Venable Achieves Pro Bono Victory in Southern California Dependency Case

3 min

Sarah Cronin, a partner in Venable’s Los Angeles office, recently secured a victory on behalf of the current caregivers and de facto parents of two siblings, a brother and a sister aged two and three. Because her birth mother was declared unfit to provide the proper care, the older child was first placed with her foster parent and de facto mother when she was just two months old. Nearly a year later, the toddler was returned to her birth mother.

She and her newborn brother shared a home with their mother and maternal grandmother for nearly a year. During that time, the former foster couple regularly visited and babysat both children. The foster couple were then contacted by the children’s social worker, informing them that the children were being removed from the mother’s care by the county and that they would be placed in foster care. Venable’s clients took in both children that night.

About a year later, the couple sought legal assistance when the county filed an "emergency amendment" asking for the children to be placed with the maternal grandmother—the same person whose home the children had been removed from. Advokids, an advocacy organization for foster children in Southern California, referred the case to Venable, and Cronin began representing the foster parents in May of 2022. She filed briefs with the court explaining why the children should remain where they were, and the hearing went forward in December.

At the hearing, the court unexpectedly called the maternal grandmother to testify, so Cronin had to prepare for cross-examination on the fly while listening to the testimony on direct examination. Through her cross-examination, she elicited testimony that the grandmother described the older child as "ill" because of her diagnosis of high-functioning autism, which did not sit well with the court. Cronin also drew out testimony that the younger child was severely developmentally delayed when he was placed with Venable’s clients, but the grandmother had not noticed that anything was wrong.
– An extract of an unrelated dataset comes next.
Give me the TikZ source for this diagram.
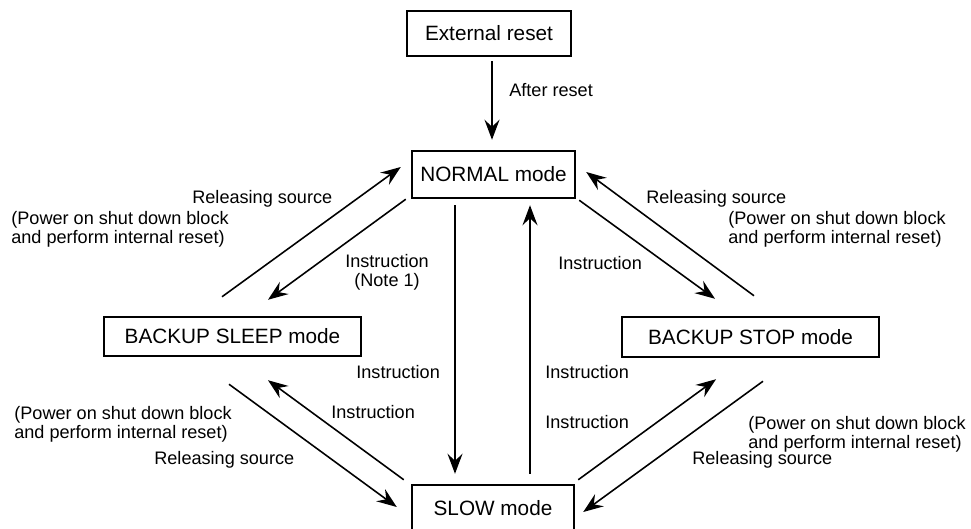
\documentclass[tikz,border=0pt]{standalone}
\usepackage{fontspec}
\setmainfont{Liberation Sans}
\usepackage{tikz}
\usetikzlibrary{calc}
\usetikzlibrary{arrows.meta}
\tikzset{
    modebox/.style = {draw, line width=1.4pt, inner sep=0, font=\fontsize{11.8}{13}\selectfont},
    trans/.style = {line width=0.9pt, -{Stealth[length=4mm, width=3mm, inset=1.4mm]}},
    lbl/.style = {inner sep=0, anchor=west, align=left, font=\fontsize{10.3}{10.9}\selectfont}
}

\begin{document}
\begin{tikzpicture} [x=0.2mm, y=-0.2mm]
    \useasboundingbox (0,0) rectangle (971,529);
    \node[modebox, minimum width=32.8mm, minimum height=9mm] (ext) at (489,33.5) {External reset};
    \node[modebox, minimum width=32.6mm, minimum height=9.4mm] (normal) at (493.5,174.5) {NORMAL mode};
    \node[modebox, minimum width=51.4mm, minimum height=7.8mm] (sleep) at (232.5,336.5) {BACKUP SLEEP mode};
    \node[modebox, minimum width=51.4mm, minimum height=8mm] (stop) at (750.5,337) {BACKUP STOP mode};
    \node[modebox, minimum width=32.4mm, minimum height=9.4mm] (slow) at (493,508.5) {SLOW mode};
    \draw[trans] ($(ext.south)+(3,4)$) -- ($(normal.north)+(-1.5,-10)$);
    \draw[trans] ($(sleep.north)+(-10.5,-19)$) -- ($(normal.west)+(-10,-7.5)$);
    \draw[trans] ($(normal.south west)+(-5,0)$) -- ($(sleep.north)+(35.5,-16)$);
    \draw[trans] ($(stop.north)+(3.5,-20)$) -- ($(normal.east)+(10,-2.5)$);
    \draw[trans] ($(normal.south east)+(3,1)$) -- ($(stop.north)+(-35.5,-17)$);
    \draw[trans] ($(slow.north west)+(-7,-4)$) -- ($(sleep.south)+(35.5,23)$);
    \draw[trans] ($(sleep.south)+(-3.5,27)$) -- ($(slow.west)+(-14,-1.5)$);
    \draw[trans] ($(slow.north east)+(3,-4)$) -- ($(stop.south)+(-34.5,21)$);
    \draw[trans] ($(stop.south)+(12.5,23)$) -- ($(slow.east)+(8,3.5)$);
    \draw[trans] ($(normal.south)+(-38.5,6)$) -- ($(slow.north)+(-38,-10)$);
    \draw[trans] ($(slow.north)+(37,-10)$) -- ($(normal.south)+(36.5,6)$);
    \node[lbl] (afterreset) at (509,90) {After reset};
    \node[lbl] (relUL) at (192,199) {Releasing source};
    \node[lbl] (powUL) at (11,229.5) {(Power on shut down block\\and perform internal reset)};
    \node[lbl, align=center, anchor=center] (note1) at (387,272) {Instruction\\(Note 1)};
    \node[lbl] (relUR) at (646,199) {Releasing source};
    \node[lbl] (powUR) at (728,229.5) {(Power on shut down block\\and perform internal reset)};
    \node[lbl] (insUR) at (558,263) {Instruction};
    \node[lbl] (insCL1) at (356,372) {Instruction};
    \node[lbl] (insCL2) at (331,412) {Instruction};
    \node[lbl] (insCR1) at (545,372) {Instruction};
    \node[lbl] (insCR2) at (545,422) {Instruction};
    \node[lbl] (powLL) at (14,424) {(Power on shut down block\\and perform internal reset)};
    \node[lbl] (relLL) at (154,460) {Releasing source};
    \node[lbl] (powLR) at (748,434.5) {(Power on shut down block\\and perform internal reset)};
    \node[lbl] (relLR) at (692,460) {Releasing source};
\end{tikzpicture}
\end{document}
Venable’s client prevailed on all three issues before the court:

  • First, the court denied the maternal grandmother’s petition to place the children with her, finding it was not in the children’s best interests
  • Second, the court denied the biological parents’ petitions to reinstate reunification services, finding that the parents had not demonstrated changed circumstances and the children did not have a significant bond with them, having lived most of their lives with Venable’s clients
  • And third, the court terminated the parents’ rights, thus freeing the children to be adopted by Venable’s clients

This victory clears the path for the couple to adopt the two children, who have been calling them "Mommy" and "Daddy" for the past year and a half.

Cronin, who focuses her practice primarily on entertainment litigation, appreciated this pro bono opportunity, as it allowed her to tackle areas of the law that are different from those she is accustomed to, and the grandmother's surprise testimony forced her to adjust her strategy mid-trial.

"Venable encourages us to include pro bono work as part of each of our practices," Cronin said. "We have all these resources to bring in to help this family out."

Legal administrative assistant Karen Tjaden and partner Dan Silverman contributed to this victory, as did Advokids.

"Advokids was exceedingly helpful," Cronin continued. "They are true experts and were able to provide their expertise and resources to get us up to speed on the law so that we could advocate effectively on behalf of our clients."